GeoFree-CoSeg: Unsupervised Point Cloud-Image Cross-Modal Co-Segmentation Without Geometric Alignment
Abstract
Co-segmentation aims to identify and segment common objects across a set of point clouds or images. Existing methods focus on single-modal co-segmentation. However, the limited semantics of a single modality restrict the discovery of common objects, leading to costly and labor-intensive segmentation masks. In contrast, cross-modal co-segmentation leverages both modalities, offering two key advantages: (i) additional semantic cues compensate for the absence of segmentation masks; and (ii) complementary modalities provide richer common semantics beyond the limitations of single-modality approaches. Motivated by these challenges, we introduce a novel task: unsupervised point cloud-image cross-modal co-segmentation.
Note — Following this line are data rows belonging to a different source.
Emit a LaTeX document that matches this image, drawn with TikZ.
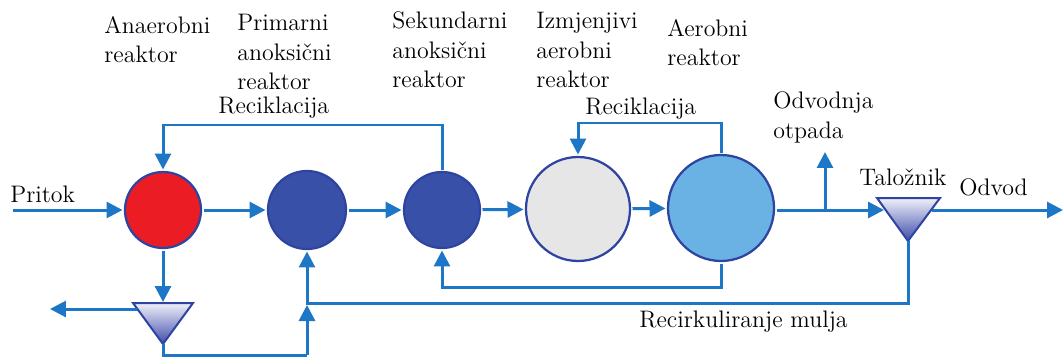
\documentclass[tikz,border=0pt]{standalone}
\usetikzlibrary{arrows.meta,calc}
\definecolor{flow}{RGB}{30,118,198}
\definecolor{rred}{RGB}{236,28,36}
\definecolor{rdark}{RGB}{57,80,168}
\definecolor{rgray}{RGB}{230,230,230}
\definecolor{rlight}{RGB}{106,178,228}
\definecolor{rborder}{RGB}{46,68,160}
\definecolor{tritop}{RGB}{240,240,250}
\definecolor{tribot}{RGB}{62,76,170}
\tikzset{
  arr/.style={draw=flow, line width=0.06cm, -{Triangle[length=0.32cm,width=0.32cm]}},
  pipe/.style={draw=flow, line width=0.06cm},
  reactor/.style={circle, draw=rborder, line width=0.045cm, inner sep=0pt, outer sep=0.05cm},
  lbl/.style={font=\rmfamily\fontsize{13.6pt}{17pt}\selectfont, align=left, inner sep=0pt, anchor=base west, text=black},
  tank/.style={top color=tritop, bottom color=tribot, draw=rborder, line width=0.04cm, line join=miter}
}
\begin{document}
\begin{tikzpicture}[x=0.02cm,y=-0.02cm]
\useasboundingbox (0,0) rectangle (1064,358);
% reactors
\node[reactor, fill=rred, minimum size=76*0.02cm] (r1) at (163,210) {};
\node[reactor, fill=rdark, minimum size=78*0.02cm] (r2) at (307,210) {};
\node[reactor, fill=rdark, minimum size=76*0.02cm] (r3) at (442,210) {};
\node[reactor, fill=rgray, minimum size=104*0.02cm] (r4) at (578,209) {};
\node[reactor, fill=rlight, minimum size=106*0.02cm] (r5) at (721,208) {};
% settlers
\shade[tank] (877,198) -- (940,198) -- (908,241) -- cycle;
\coordinate (talTop) at (908,198);
\coordinate (talApex) at (908,241);
\coordinate (talL) at (884,210);
\coordinate (talR) at (932,210);
\shade[tank] (133,303) -- (193,303) -- (163,344) -- cycle;
\coordinate (tTop) at (163,302);
\coordinate (tApex) at (163,344);
\coordinate (tL) at (137,309);
% free ends
\coordinate (inflow) at (13,210);
\coordinate (outflow) at (1063,210);
\coordinate (waste) at (825,152);
\coordinate (branch) at (825,210);
\coordinate (leftout) at (50,309);
\coordinate (yrec) at (0,125);
\coordinate (yrec2) at (0,123);
\coordinate (yint) at (0,287);
\coordinate (ysl) at (0,303);
\coordinate (ybot) at (0,355);
% main flow
\draw[arr] (inflow) -- (r1);
\draw[arr] (r1) -- (r2);
\draw[arr] (r2) -- (r3);
\draw[arr] (r3) -- (r4);
\draw[arr] (r4) -- (r5);
\draw[arr] (r5.east |- talL) -- (talL);
\draw[arr] (talR) -- (outflow);
\draw[arr] (branch) -- (waste);
% recycles
\draw[arr] (r3.north) -- (r3.north |- yrec) -| (r1.north);
\draw[arr] (r5.north) -- (r5.north |- yrec2) -| (r4.north);
\draw[arr] (r5.south) -- (r5.south |- yint) -| (r3.south);
\draw[arr] (talApex) -- (talApex |- ysl) -| (r2.south);
% anaerobic settler
\draw[arr] (r1.south) -- (tTop);
\draw[arr] (tL) -- (leftout);
\draw[pipe] (tApex) -- (tApex |- ybot) -- (r2.south |- ybot);
\draw[arr] (r2.south |- ybot) -- ($(r2.south |- ysl)+(0,2)$);
% labels (anchored at the baseline of the last line)
\node[lbl] (l1) at (104,63) {Anaerobni\\reaktor};
\node[lbl] (l2) at (237,90) {Primarni\\anoksični\\reaktor};
\node[lbl] (l3) at (392,88) {Sekundarni\\anoksični\\reaktor};
\node[lbl] (l4) at (536,88) {Izmjenjivi\\aerobni\\reaktor};
\node[lbl] (l5) at (667,66) {Aerobni\\reaktor};
\node[lbl] (lr1) at (218,113) {Reciklacija};
\node[lbl] (lr2) at (585,114) {Reciklacija};
\node[lbl] (lw) at (773,138) {Odvodnja\\otpada};
\node[lbl] (lt) at (859,185) {Taložnik};
\node[lbl] (lo) at (959,195) {Odvod};
\node[lbl] (lp) at (10,202) {Pritok};
\node[lbl] (lm) at (639,327) {Recirkuliranje mulja};
\end{tikzpicture}
\end{document}
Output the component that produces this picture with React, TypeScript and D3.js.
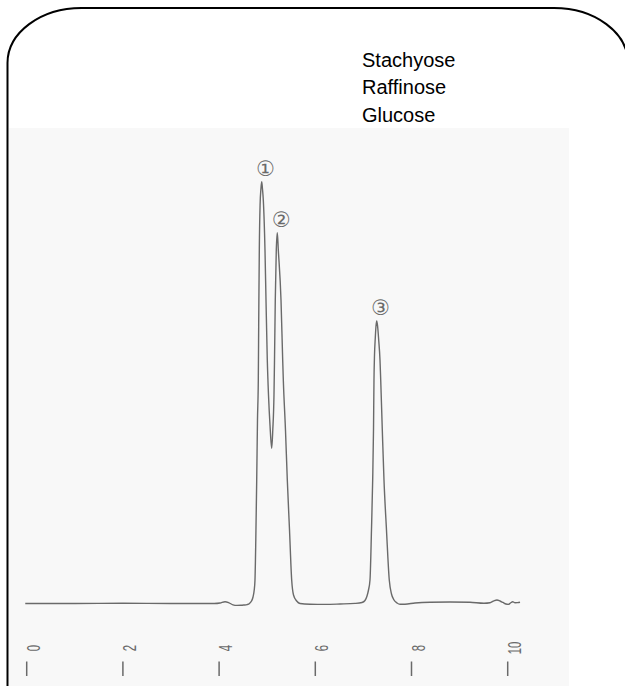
import React from "react";
import * as d3 from "d3";

// Retention time (min) and detector signal (relative units)
const times = [
  -0.03, 1.0, 2.0, 3.0, 3.9, 4.019, 4.123, 4.206, 4.289, 4.372, 4.455, 4.518, 4.58, 4.632,
  4.674, 4.705, 4.73, 4.746, 4.763, 4.782, 4.798, 4.815, 4.821, 4.827, 4.836, 4.852, 4.871,
  4.886, 4.9, 4.919, 4.954, 4.975, 5.002, 5.027, 5.058, 5.094, 5.116, 5.141, 5.152, 5.168,
  5.189, 5.21, 5.231, 5.287, 5.322, 5.335, 5.38, 5.418, 5.464, 5.509, 5.547, 5.613, 5.682,
  5.89, 6.202, 6.514, 6.825, 6.971, 7.033, 7.075, 7.106, 7.137, 7.168, 7.193, 7.21, 7.22,
  7.231, 7.247, 7.262, 7.277, 7.295, 7.318, 7.345, 7.36, 7.393, 7.428, 7.48, 7.538, 7.584,
  7.636, 7.699, 7.761, 7.865, 8.073, 8.385, 8.801, 9.216, 9.507, 9.632, 9.715, 9.777, 9.84,
  9.902, 9.964, 10.012, 10.058, 10.104, 10.152, 10.204, 10.256,
];
const signal = [
  0, 0, 0.05, 0, 0, 0.12, 0.43, 0.17, -0.31, -0.45, -0.43, -0.36, -0.26, 0,
  0.59, 1.54, 3.2, 5.57, 15.05, 29.28, 43.5, 52.99, 62.47, 71.95, 83.81, 94.48, 98.51,
  100, 98.51, 95.66, 83.81, 71.95, 57.73, 49.43, 42.32, 36.79, 41.13, 49.43, 57.73, 71.95,
  83.81, 87.91, 83.81, 71.95, 57.73, 52.99, 41.13, 29.28, 17.43, 5.57, 2.02, 0.59, 0,
  -0.17, -0.21, -0.12, 0.02, 0.24, 0.71, 1.78, 3.2, 5.57, 17.43, 29.28, 41.13, 52.99,
  58.91, 62.94, 65.79, 66.97, 65.79, 62.47, 57.73, 52.99, 41.13, 29.28, 17.43, 5.57, 2.25,
  0.83, 0.12, -0.19, -0.17, 0.12, 0.31, 0.36, 0.28, 0.05, 0.17, 0.64, 0.83, 0.59,
  0.24, -0.12, -0.21, 0.12, 0.4, 0.19, 0.21, 0.31,
];

const peakTimes = [4.886, 5.21, 7.277];
const peakHeights = [100, 87.91, 66.97];
const peakLabels = ["\u2460", "\u2461", "\u2462"];

const legendNames = ["Stachyose", "Raffinose", "Glucose"];
const xTicks = [0, 2, 4, 6, 8, 10];

const W = 625;
const H = 686;

export default function App() {
  const x = d3.scaleLinear().domain([0, 10]).range([26.7, 507.7]);
  const y = d3.scaleLinear().domain([0, 100]).range([603.5, 181.7]);
  const pts = times.map((t, i) => [t, signal[i]] as [number, number]);
  const line = d3
    .line<[number, number]>()
    .x((d) => x(d[0]))
    .y((d) => y(d[1]))
    .curve(d3.curveMonotoneX);

  // rounded frame (right side lies just outside the picture)
  const fl = 7.5, ft = 8, fr = 628, rx = 74, ry = 55;
  const framePath = `M${fl},${H + 10} L${fl},${ft + ry} A${rx},${ry} 0 0 1 ${fl + rx},${ft} L${fr - rx},${ft} A${rx},${ry} 0 0 1 ${fr},${ft + ry} L${fr},${H + 10}`;

  return (
    <svg
      width={W}
      height={H}
      style={{ position: "fixed", left: 0, top: 0, background: "#fff" }}
    >
      <rect x={9} y={128} width={560} height={H - 128} fill="#f8f8f8" />
      <path d={framePath} fill="none" stroke="#000" strokeWidth={2} />

      {legendNames.map((n, i) => (
        <text
          key={n}
          x={362}
          y={66.7 + i * 27.5}
          fontFamily="'Liberation Sans', Arial, sans-serif"
          fontSize={20}
          fill="#000"
        >
          {n}
        </text>
      ))}

      <path d={line(pts) || ""} fill="none" stroke="#6a6a6a" strokeWidth={1.4} strokeLinejoin="round" />

      {peakTimes.map((t, i) => (
        <text
          key={i}
          x={x(t) + 4}
          y={y(peakHeights[i]) - 13}
          textAnchor="middle"
          dominantBaseline="central"
          fontFamily="'DejaVu Sans', sans-serif"
          fontSize={21}
          fill="#6a6a6a"
        >
          {peakLabels[i]}
        </text>
      ))}

      {xTicks.map((t) => (
        <g key={t}>
          <line x1={x(t)} x2={x(t)} y1={661.5} y2={676} stroke="#6a6a6a" strokeWidth={1.5} />
          <text
            transform={`translate(${x(t) + 13},648) rotate(-90) scale(0.65,1)`}
            textAnchor="middle"
            fontFamily="'Liberation Sans', Arial, sans-serif"
            fontSize={17.5}
            fill="#6a6a6a"
          >
            {t}
          </text>
        </g>
      ))}
    </svg>
  );
}
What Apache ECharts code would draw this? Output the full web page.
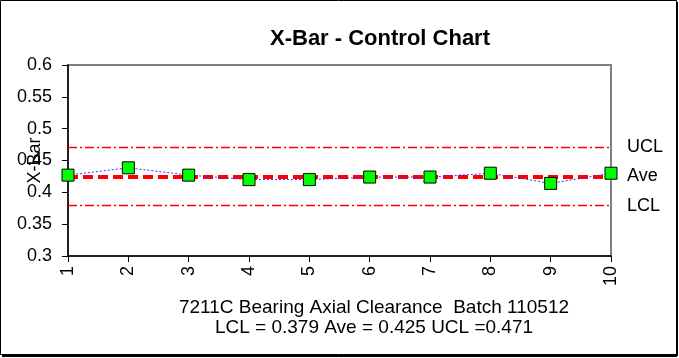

We tackle this problem using a coarse-to-fine approach. First, the 3D and 2D branches extract coarse common semantics from each modality, respectively. Then, a cross-modal common semantic graph purifies these features into fine-grained common semantics. Finally, 3D and 2D common semantic features are fused and mutually enhanced, without requiring geometric alignment. Experiments on two standard point cloud benchmarks and two corresponding image co-segmentation datasets demonstrate our superior performance compared to existing unsupervised state-of-the-art methods.